Written task:
Give an exact transcription of every line, dropping the images.

|---|

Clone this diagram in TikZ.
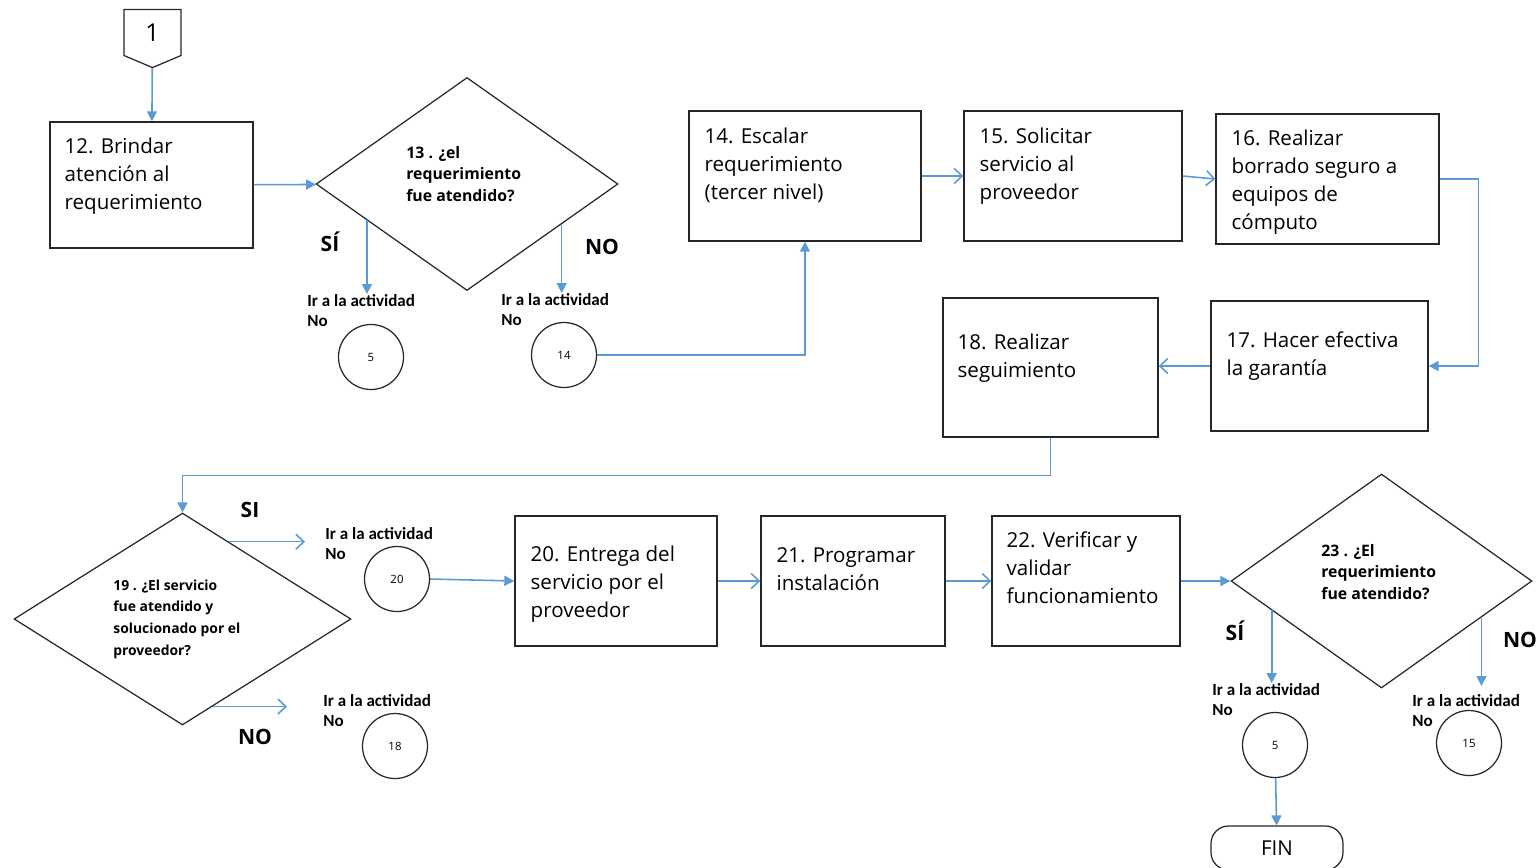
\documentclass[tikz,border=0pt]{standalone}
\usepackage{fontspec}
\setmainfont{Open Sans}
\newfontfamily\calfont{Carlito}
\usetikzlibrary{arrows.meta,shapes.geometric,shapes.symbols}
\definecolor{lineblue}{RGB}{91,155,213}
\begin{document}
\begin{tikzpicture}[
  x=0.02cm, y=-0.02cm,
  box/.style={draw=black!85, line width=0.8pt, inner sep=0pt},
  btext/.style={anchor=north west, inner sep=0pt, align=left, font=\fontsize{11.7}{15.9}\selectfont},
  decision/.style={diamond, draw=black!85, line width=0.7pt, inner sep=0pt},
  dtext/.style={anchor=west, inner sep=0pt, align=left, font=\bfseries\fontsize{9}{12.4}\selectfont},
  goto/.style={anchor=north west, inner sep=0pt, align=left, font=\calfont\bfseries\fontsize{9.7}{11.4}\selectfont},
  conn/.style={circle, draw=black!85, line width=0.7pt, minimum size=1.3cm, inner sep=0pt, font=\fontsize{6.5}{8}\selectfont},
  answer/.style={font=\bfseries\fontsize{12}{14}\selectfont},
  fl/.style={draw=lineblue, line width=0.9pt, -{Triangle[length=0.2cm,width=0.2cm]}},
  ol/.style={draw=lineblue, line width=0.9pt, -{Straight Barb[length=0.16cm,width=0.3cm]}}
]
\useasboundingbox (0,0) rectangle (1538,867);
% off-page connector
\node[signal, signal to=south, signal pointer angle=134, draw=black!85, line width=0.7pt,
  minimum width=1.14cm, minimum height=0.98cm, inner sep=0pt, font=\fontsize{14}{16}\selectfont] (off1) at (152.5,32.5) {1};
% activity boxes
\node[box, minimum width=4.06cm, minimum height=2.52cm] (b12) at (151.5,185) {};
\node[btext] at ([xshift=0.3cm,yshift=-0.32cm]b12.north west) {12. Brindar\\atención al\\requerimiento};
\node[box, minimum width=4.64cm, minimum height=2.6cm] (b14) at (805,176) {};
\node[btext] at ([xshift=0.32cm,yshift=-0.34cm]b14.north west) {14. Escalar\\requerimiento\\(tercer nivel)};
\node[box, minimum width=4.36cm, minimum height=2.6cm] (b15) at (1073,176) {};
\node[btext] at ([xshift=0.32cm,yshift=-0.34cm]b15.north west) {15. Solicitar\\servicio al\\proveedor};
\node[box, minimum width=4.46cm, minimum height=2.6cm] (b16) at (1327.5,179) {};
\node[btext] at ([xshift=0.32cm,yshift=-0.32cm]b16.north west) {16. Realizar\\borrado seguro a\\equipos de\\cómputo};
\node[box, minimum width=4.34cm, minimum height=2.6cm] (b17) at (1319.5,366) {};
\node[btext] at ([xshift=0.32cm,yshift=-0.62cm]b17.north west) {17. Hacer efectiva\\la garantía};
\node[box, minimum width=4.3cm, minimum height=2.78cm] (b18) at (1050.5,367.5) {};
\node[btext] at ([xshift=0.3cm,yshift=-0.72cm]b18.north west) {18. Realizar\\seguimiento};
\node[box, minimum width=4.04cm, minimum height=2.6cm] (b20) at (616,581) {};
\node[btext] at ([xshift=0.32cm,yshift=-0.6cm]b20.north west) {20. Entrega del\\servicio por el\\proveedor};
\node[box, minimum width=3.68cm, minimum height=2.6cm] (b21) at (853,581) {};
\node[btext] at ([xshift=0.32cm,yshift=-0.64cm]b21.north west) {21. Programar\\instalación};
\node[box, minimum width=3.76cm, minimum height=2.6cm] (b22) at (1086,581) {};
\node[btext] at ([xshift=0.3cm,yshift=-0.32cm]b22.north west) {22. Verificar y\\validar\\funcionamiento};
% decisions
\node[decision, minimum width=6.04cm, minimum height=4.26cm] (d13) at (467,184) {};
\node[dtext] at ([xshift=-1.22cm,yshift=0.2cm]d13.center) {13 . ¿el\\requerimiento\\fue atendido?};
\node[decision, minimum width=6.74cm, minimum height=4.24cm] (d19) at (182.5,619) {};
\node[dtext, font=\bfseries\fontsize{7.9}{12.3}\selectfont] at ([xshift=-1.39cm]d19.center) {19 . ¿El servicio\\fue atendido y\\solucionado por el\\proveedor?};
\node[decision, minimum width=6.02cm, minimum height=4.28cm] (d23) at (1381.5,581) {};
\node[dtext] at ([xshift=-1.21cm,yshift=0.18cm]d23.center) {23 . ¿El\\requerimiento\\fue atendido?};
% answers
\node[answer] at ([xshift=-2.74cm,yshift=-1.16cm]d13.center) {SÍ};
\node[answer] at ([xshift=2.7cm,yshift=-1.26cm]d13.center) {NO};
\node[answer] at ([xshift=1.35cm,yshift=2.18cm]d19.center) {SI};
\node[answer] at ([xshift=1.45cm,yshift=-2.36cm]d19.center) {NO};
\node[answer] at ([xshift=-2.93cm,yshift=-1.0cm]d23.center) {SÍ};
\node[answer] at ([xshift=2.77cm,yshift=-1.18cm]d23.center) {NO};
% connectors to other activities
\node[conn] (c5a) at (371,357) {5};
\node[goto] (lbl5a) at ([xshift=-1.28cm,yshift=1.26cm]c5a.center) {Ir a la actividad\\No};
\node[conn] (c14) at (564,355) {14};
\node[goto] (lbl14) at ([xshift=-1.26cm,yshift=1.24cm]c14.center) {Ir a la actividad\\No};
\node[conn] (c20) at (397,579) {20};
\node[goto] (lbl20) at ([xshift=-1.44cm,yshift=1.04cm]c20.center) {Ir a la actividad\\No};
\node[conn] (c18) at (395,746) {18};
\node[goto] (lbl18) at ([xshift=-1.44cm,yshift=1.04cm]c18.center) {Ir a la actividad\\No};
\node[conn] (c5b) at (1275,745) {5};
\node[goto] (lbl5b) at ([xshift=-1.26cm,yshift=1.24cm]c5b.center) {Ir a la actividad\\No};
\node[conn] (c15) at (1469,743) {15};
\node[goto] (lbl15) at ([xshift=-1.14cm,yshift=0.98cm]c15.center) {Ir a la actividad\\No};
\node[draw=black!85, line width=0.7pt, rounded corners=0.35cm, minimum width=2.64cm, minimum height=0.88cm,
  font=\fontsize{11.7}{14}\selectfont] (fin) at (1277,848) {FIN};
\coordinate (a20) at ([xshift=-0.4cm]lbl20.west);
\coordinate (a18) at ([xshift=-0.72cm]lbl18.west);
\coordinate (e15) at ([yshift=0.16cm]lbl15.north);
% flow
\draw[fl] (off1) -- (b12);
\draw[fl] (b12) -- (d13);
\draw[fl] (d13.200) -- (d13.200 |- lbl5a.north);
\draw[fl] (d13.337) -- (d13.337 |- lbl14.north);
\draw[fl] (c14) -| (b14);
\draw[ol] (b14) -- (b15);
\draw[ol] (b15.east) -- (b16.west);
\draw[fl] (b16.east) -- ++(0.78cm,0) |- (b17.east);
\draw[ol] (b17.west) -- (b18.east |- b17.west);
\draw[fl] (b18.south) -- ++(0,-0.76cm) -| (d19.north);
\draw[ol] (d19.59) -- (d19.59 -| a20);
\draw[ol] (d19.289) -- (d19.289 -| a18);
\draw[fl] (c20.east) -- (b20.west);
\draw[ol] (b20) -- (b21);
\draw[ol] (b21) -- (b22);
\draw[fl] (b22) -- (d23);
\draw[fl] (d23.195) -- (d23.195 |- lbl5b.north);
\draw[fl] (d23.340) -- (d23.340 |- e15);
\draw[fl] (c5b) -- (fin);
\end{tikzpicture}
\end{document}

|---|

Solution to the problem:
Clone this diagram in TikZ.
\documentclass[tikz,border=0pt]{standalone}
\usepackage{fontspec}
\setmainfont{Open Sans}
\newfontfamily\calfont{Carlito}
\usetikzlibrary{arrows.meta,shapes.geometric,shapes.symbols}
\definecolor{lineblue}{RGB}{91,155,213}
\begin{document}
\begin{tikzpicture}[
  x=0.02cm, y=-0.02cm,
  box/.style={draw=black!85, line width=0.8pt, inner sep=0pt},
  btext/.style={anchor=north west, inner sep=0pt, align=left, font=\fontsize{11.7}{15.9}\selectfont},
  decision/.style={diamond, draw=black!85, line width=0.7pt, inner sep=0pt},
  dtext/.style={anchor=west, inner sep=0pt, align=left, font=\bfseries\fontsize{9}{12.4}\selectfont},
  goto/.style={anchor=north west, inner sep=0pt, align=left, font=\calfont\bfseries\fontsize{9.7}{11.4}\selectfont},
  conn/.style={circle, draw=black!85, line width=0.7pt, minimum size=1.3cm, inner sep=0pt, font=\fontsize{6.5}{8}\selectfont},
  answer/.style={font=\bfseries\fontsize{12}{14}\selectfont},
  fl/.style={draw=lineblue, line width=0.9pt, -{Triangle[length=0.2cm,width=0.2cm]}},
  ol/.style={draw=lineblue, line width=0.9pt, -{Straight Barb[length=0.16cm,width=0.3cm]}}
]
\useasboundingbox (0,0) rectangle (1538,867);
% off-page connector
\node[signal, signal to=south, signal pointer angle=134, draw=black!85, line width=0.7pt,
  minimum width=1.14cm, minimum height=0.98cm, inner sep=0pt, font=\fontsize{14}{16}\selectfont] (off1) at (152.5,32.5) {1};
% activity boxes
\node[box, minimum width=4.06cm, minimum height=2.52cm] (b12) at (151.5,185) {};
\node[btext] at ([xshift=0.3cm,yshift=-0.32cm]b12.north west) {12. Brindar\\atención al\\requerimiento};
\node[box, minimum width=4.64cm, minimum height=2.6cm] (b14) at (805,176) {};
\node[btext] at ([xshift=0.32cm,yshift=-0.34cm]b14.north west) {14. Escalar\\requerimiento\\(tercer nivel)};
\node[box, minimum width=4.36cm, minimum height=2.6cm] (b15) at (1073,176) {};
\node[btext] at ([xshift=0.32cm,yshift=-0.34cm]b15.north west) {15. Solicitar\\servicio al\\proveedor};
\node[box, minimum width=4.46cm, minimum height=2.6cm] (b16) at (1327.5,179) {};
\node[btext] at ([xshift=0.32cm,yshift=-0.32cm]b16.north west) {16. Realizar\\borrado seguro a\\equipos de\\cómputo};
\node[box, minimum width=4.34cm, minimum height=2.6cm] (b17) at (1319.5,366) {};
\node[btext] at ([xshift=0.32cm,yshift=-0.62cm]b17.north west) {17. Hacer efectiva\\la garantía};
\node[box, minimum width=4.3cm, minimum height=2.78cm] (b18) at (1050.5,367.5) {};
\node[btext] at ([xshift=0.3cm,yshift=-0.72cm]b18.north west) {18. Realizar\\seguimiento};
\node[box, minimum width=4.04cm, minimum height=2.6cm] (b20) at (616,581) {};
\node[btext] at ([xshift=0.32cm,yshift=-0.6cm]b20.north west) {20. Entrega del\\servicio por el\\proveedor};
\node[box, minimum width=3.68cm, minimum height=2.6cm] (b21) at (853,581) {};
\node[btext] at ([xshift=0.32cm,yshift=-0.64cm]b21.north west) {21. Programar\\instalación};
\node[box, minimum width=3.76cm, minimum height=2.6cm] (b22) at (1086,581) {};
\node[btext] at ([xshift=0.3cm,yshift=-0.32cm]b22.north west) {22. Verificar y\\validar\\funcionamiento};
% decisions
\node[decision, minimum width=6.04cm, minimum height=4.26cm] (d13) at (467,184) {};
\node[dtext] at ([xshift=-1.22cm,yshift=0.2cm]d13.center) {13 . ¿el\\requerimiento\\fue atendido?};
\node[decision, minimum width=6.74cm, minimum height=4.24cm] (d19) at (182.5,619) {};
\node[dtext, font=\bfseries\fontsize{7.9}{12.3}\selectfont] at ([xshift=-1.39cm]d19.center) {19 . ¿El servicio\\fue atendido y\\solucionado por el\\proveedor?};
\node[decision, minimum width=6.02cm, minimum height=4.28cm] (d23) at (1381.5,581) {};
\node[dtext] at ([xshift=-1.21cm,yshift=0.18cm]d23.center) {23 . ¿El\\requerimiento\\fue atendido?};
% answers
\node[answer] at ([xshift=-2.74cm,yshift=-1.16cm]d13.center) {SÍ};
\node[answer] at ([xshift=2.7cm,yshift=-1.26cm]d13.center) {NO};
\node[answer] at ([xshift=1.35cm,yshift=2.18cm]d19.center) {SI};
\node[answer] at ([xshift=1.45cm,yshift=-2.36cm]d19.center) {NO};
\node[answer] at ([xshift=-2.93cm,yshift=-1.0cm]d23.center) {SÍ};
\node[answer] at ([xshift=2.77cm,yshift=-1.18cm]d23.center) {NO};
% connectors to other activities
\node[conn] (c5a) at (371,357) {5};
\node[goto] (lbl5a) at ([xshift=-1.28cm,yshift=1.26cm]c5a.center) {Ir a la actividad\\No};
\node[conn] (c14) at (564,355) {14};
\node[goto] (lbl14) at ([xshift=-1.26cm,yshift=1.24cm]c14.center) {Ir a la actividad\\No};
\node[conn] (c20) at (397,579) {20};
\node[goto] (lbl20) at ([xshift=-1.44cm,yshift=1.04cm]c20.center) {Ir a la actividad\\No};
\node[conn] (c18) at (395,746) {18};
\node[goto] (lbl18) at ([xshift=-1.44cm,yshift=1.04cm]c18.center) {Ir a la actividad\\No};
\node[conn] (c5b) at (1275,745) {5};
\node[goto] (lbl5b) at ([xshift=-1.26cm,yshift=1.24cm]c5b.center) {Ir a la actividad\\No};
\node[conn] (c15) at (1469,743) {15};
\node[goto] (lbl15) at ([xshift=-1.14cm,yshift=0.98cm]c15.center) {Ir a la actividad\\No};
\node[draw=black!85, line width=0.7pt, rounded corners=0.35cm, minimum width=2.64cm, minimum height=0.88cm,
  font=\fontsize{11.7}{14}\selectfont] (fin) at (1277,848) {FIN};
\coordinate (a20) at ([xshift=-0.4cm]lbl20.west);
\coordinate (a18) at ([xshift=-0.72cm]lbl18.west);
\coordinate (e15) at ([yshift=0.16cm]lbl15.north);
% flow
\draw[fl] (off1) -- (b12);
\draw[fl] (b12) -- (d13);
\draw[fl] (d13.200) -- (d13.200 |- lbl5a.north);
\draw[fl] (d13.337) -- (d13.337 |- lbl14.north);
\draw[fl] (c14) -| (b14);
\draw[ol] (b14) -- (b15);
\draw[ol] (b15.east) -- (b16.west);
\draw[fl] (b16.east) -- ++(0.78cm,0) |- (b17.east);
\draw[ol] (b17.west) -- (b18.east |- b17.west);
\draw[fl] (b18.south) -- ++(0,-0.76cm) -| (d19.north);
\draw[ol] (d19.59) -- (d19.59 -| a20);
\draw[ol] (d19.289) -- (d19.289 -| a18);
\draw[fl] (c20.east) -- (b20.west);
\draw[ol] (b20) -- (b21);
\draw[ol] (b21) -- (b22);
\draw[fl] (b22) -- (d23);
\draw[fl] (d23.195) -- (d23.195 |- lbl5b.north);
\draw[fl] (d23.340) -- (d23.340 |- e15);
\draw[fl] (c5b) -- (fin);
\end{tikzpicture}
\end{document}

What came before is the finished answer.